周云生边说边冷笑着,回顾自己的这一生,如同一场悲剧,已然走到了这一步,早就没有了回头路。
宋淮安看着周云生,双手颤抖想去抓他的手,却又无能为力,他忍着胸口疼痛,大口喘息着:
“孩子,你听我说,不是这样的,孩子你还有大好前途,只要你收手,我会替你请律师辩护,只要你愿意,宋家将来一定有你的一席之地。”
宋淮安是发自内心的想挽救这个孩子,毕竟是自家血脉,血浓于水,以前铸成的错已经无法挽回,眼前的悲剧不能再继续,哪怕自己这条老命不保。
周云生不以为意地冷笑,他丝毫不领他的情,“宋淮安,收起你们那副自以为是的嘴脸吧,你别想在死之前赎清你的罪,你就带着不安的良心下地狱去吧!”
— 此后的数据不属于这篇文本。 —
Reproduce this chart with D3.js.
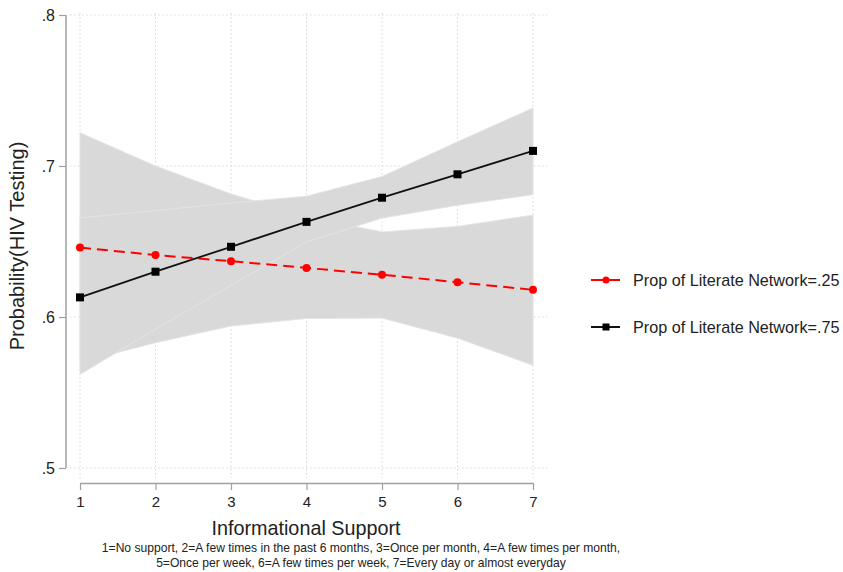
<!DOCTYPE html>
<html>
<head>
<meta charset="utf-8">
<script src="https://cdn.jsdelivr.net/npm/d3@7"></script>
<style>
  html, body { margin: 0; padding: 0; background: #fff; }
  svg { display: block; font-family: "Liberation Sans", Arial, sans-serif; }
</style>
</head>
<body>
<svg id="chart" width="843" height="572"></svg>
<script>
// Informational support levels (x axis)
const support = [1, 2, 3, 4, 5, 6, 7];

// Predicted probability of HIV testing, proportion of literate network = .25
const lowFit   = [0.646, 0.641, 0.637, 0.6325, 0.628, 0.623, 0.618];
const lowUpper = [0.722, 0.700, 0.6815, 0.6665, 0.6563, 0.660, 0.6675];
const lowLower = [0.570, 0.583, 0.594, 0.599, 0.5993, 0.586, 0.568];

// Predicted probability of HIV testing, proportion of literate network = .75
const highFit   = [0.613, 0.630, 0.6465, 0.663, 0.679, 0.6945, 0.710];
const highUpper = [0.6656, 0.6705, 0.6755, 0.680, 0.693, 0.716, 0.7384];
const highLower = [0.562, 0.592, 0.621, 0.6497, 0.6655, 0.674, 0.681];

const yTicks = [0.5, 0.6, 0.7, 0.8];
const yTickLabels = [".5", ".6", ".7", ".8"];
const seriesNames = ["Prop of Literate Network=.25", "Prop of Literate Network=.75"];
const xTitle = "Informational Support";
const yTitle = "Probability(HIV Testing)";
const noteLines = [
  "1=No support, 2=A few times in the past 6 months, 3=Once per month, 4=A few times per month,",
  "5=Once per week, 6=A few times per week, 7=Every day or almost everyday"
];

const svg = d3.select("#chart");
const x = d3.scaleLinear().domain([1, 7]).range([80, 533]);
const y = d3.scaleLinear().domain([0.5, 0.8]).range([468, 15]);

const axisColor = "#a0a0a0";
const gridColor = "#d8d8d8";
const textColor = "#222";

// Dotted grid
const grid = svg.append("g");
grid.selectAll("line.h").data(yTicks).join("line")
  .attr("x1", 70).attr("x2", 547)
  .attr("y1", d => y(d)).attr("y2", d => y(d))
  .attr("stroke", gridColor).attr("stroke-width", 1)
  .attr("stroke-dasharray", "1.5,2.5");
grid.selectAll("line.v").data(support).join("line")
  .attr("x1", d => x(d)).attr("x2", d => x(d))
  .attr("y1", 13).attr("y2", 478)
  .attr("stroke", gridColor).attr("stroke-width", 1)
  .attr("stroke-dasharray", "1.5,2.5");

// Confidence bands
const area = (lo, hi) => d3.area()
  .x((d, i) => x(support[i]))
  .y0((d, i) => y(lo[i]))
  .y1((d, i) => y(hi[i]))(support);

svg.append("path").attr("d", area(lowLower, lowUpper))
  .attr("fill", "#d9d9d9").attr("stroke", "#e4e4e4").attr("stroke-width", 1);
svg.append("path").attr("d", area(highLower, highUpper))
  .attr("fill", "#d9d9d9").attr("stroke", "#e4e4e4").attr("stroke-width", 1);

// Fitted lines
const line = vals => d3.line()
  .x((d, i) => x(support[i]))
  .y((d, i) => y(vals[i]))(support);

svg.append("path").attr("d", line(lowFit))
  .attr("fill", "none").attr("stroke", "#ff0000").attr("stroke-width", 2)
  .attr("stroke-dasharray", "11,6");
svg.append("path").attr("d", line(highFit))
  .attr("fill", "none").attr("stroke", "#111").attr("stroke-width", 1.8);

svg.append("g").selectAll("circle").data(lowFit).join("circle")
  .attr("cx", (d, i) => x(support[i])).attr("cy", d => y(d))
  .attr("r", 4).attr("fill", "#ff0000");
svg.append("g").selectAll("rect").data(highFit).join("rect")
  .attr("x", (d, i) => x(support[i]) - 4).attr("y", d => y(d) - 4)
  .attr("width", 8).attr("height", 8).attr("fill", "#000");

// Y axis
const yAxis = svg.append("g").attr("transform", "translate(66,0)")
  .call(d3.axisLeft(y).tickValues(yTicks).tickFormat((d, i) => yTickLabels[i])
    .tickSize(7).tickPadding(4).tickSizeOuter(0));
yAxis.select(".domain").attr("stroke", axisColor).attr("stroke-width", 1.5)
  .attr("d", `M0,${y(0.8)}V${y(0.5)}`);
yAxis.selectAll(".tick line").attr("stroke", axisColor).attr("stroke-width", 1.2);
yAxis.selectAll(".tick text").attr("fill", textColor).attr("font-size", 16)
  .attr("font-family", "Liberation Sans, Arial, sans-serif");

// X axis
const xAxis = svg.append("g").attr("transform", "translate(0,483)")
  .call(d3.axisBottom(x).tickValues(support).tickFormat(d3.format("d"))
    .tickSize(7).tickPadding(6).tickSizeOuter(0));
xAxis.select(".domain").attr("stroke", axisColor).attr("stroke-width", 1.5);
xAxis.selectAll(".tick line").attr("stroke", axisColor).attr("stroke-width", 1.2);
xAxis.selectAll(".tick text").attr("fill", textColor).attr("font-size", 15)
  .attr("font-family", "Liberation Sans, Arial, sans-serif");

// Axis titles
svg.append("text").attr("x", 306).attr("y", 535).attr("text-anchor", "middle")
  .attr("font-size", 19.8).attr("fill", textColor).text(xTitle);
svg.append("text").attr("transform", "translate(24,246) rotate(-90)")
  .attr("text-anchor", "middle").attr("font-size", 20).attr("fill", textColor).text(yTitle);

// Note
svg.append("g").selectAll("text").data(noteLines).join("text")
  .attr("x", 361).attr("y", (d, i) => 552 + i * 15).attr("text-anchor", "middle")
  .attr("font-size", 12.1).attr("fill", textColor).text(d => d);

// Legend
const legend = svg.append("g");
const legY = [280, 327];
legend.append("line").attr("x1", 591).attr("x2", 620).attr("y1", legY[0]).attr("y2", legY[0])
  .attr("stroke", "#ff0000").attr("stroke-width", 2);
legend.append("circle").attr("cx", 606).attr("cy", legY[0]).attr("r", 3.5).attr("fill", "#ff0000");
legend.append("line").attr("x1", 591).attr("x2", 620).attr("y1", legY[1]).attr("y2", legY[1])
  .attr("stroke", "#111").attr("stroke-width", 2);
legend.append("rect").attr("x", 602.5).attr("y", legY[1] - 3.5).attr("width", 7).attr("height", 7)
  .attr("fill", "#000");
legend.selectAll("text").data(seriesNames).join("text")
  .attr("x", 633).attr("y", (d, i) => legY[i] + 6)
  .attr("font-size", 16.2).attr("fill", textColor).text(d => d);
</script>
</body>
</html>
而在此时,特警已经悄悄潜伏上来了医院天台,他们将四周包围,两边分别有两名特警慢慢从外墙攀爬进来。
周云生不耐烦地看一眼时间,离他跟宋沧渊约定的时间还差十分钟,他要看到他们的道歉才能死得安心。
“不许动!”
周云生的身后被坚硬的枪口顶住,他心中大呼不好,举起手来微微侧身抬腿,想转身偷袭。
两名武警迅速上前,将他锁喉反扣在地,很快给他扣上了手铐。
“宋淮安,你不得好死!你们宋家的人都不会有好下场……”
周云生被制服在地,怒目圆瞪着口中谩骂。
宋淮安看着地上被扭成麻花的周云生心口疼痛不已。
天台的门被打开了,宋清瑞和一众医护人员冲了上来。
“爸爸,您没事吧?”
宋清瑞箭步冲到到宋老爷子面前关切地问。
“救……救他……他是你,你大哥的儿子……”
宋淮安用尽最后一丝力气,手指颤巍巍地指着周云生告诉宋清瑞。
留下这么一句话之后,他便耷拉下脑袋,垂下了孱弱的双手。
“……爸爸……医生,医生,快救我爸……”
宋清瑞大声呼叫着。
医生护士手忙脚乱将老爷子放平在地上做起了心肺复苏。
然,灯枯油尽,宋老爷子走到了生命的尽头。
三天后,宋家老爷子的遗体被送往西山殡仪馆,举行入殓仪式。
容城名流权贵纷纷前来吊唁。
宋老爷子躺在八百万的棺木里,任亲属友人们瞻仰遗容。
现场花圈摆放成了一片白色海洋,棺木上都摆满白色玫瑰。
季姝曼坐在机场休息室内,led显示屏上正直播容城宋家老爷子入殓仪式现场。
她抬眸便瞥见了镜头中的宋沧渊。
男人一身黑色西装,身姿颀长,面色冰冷,在人群中却依然是最出挑。
当镜头拉近,给到他脸部特写时。
季姝曼不由地低下头去,手指紧攥,指甲深深嵌入手心肉里,她感觉心口有些隐隐作痛。
秦梓谦正端着两杯咖啡朝她走来,看到了这一幕。
他抬头看一眼大屏幕,迅速走到季姝曼身边坐下。
放下咖啡,一手握住她冰凉的手,一手勾起她垂落在脸颊的发丝捋到耳后,温柔地问:“姝曼,要不要跟他告别一声?”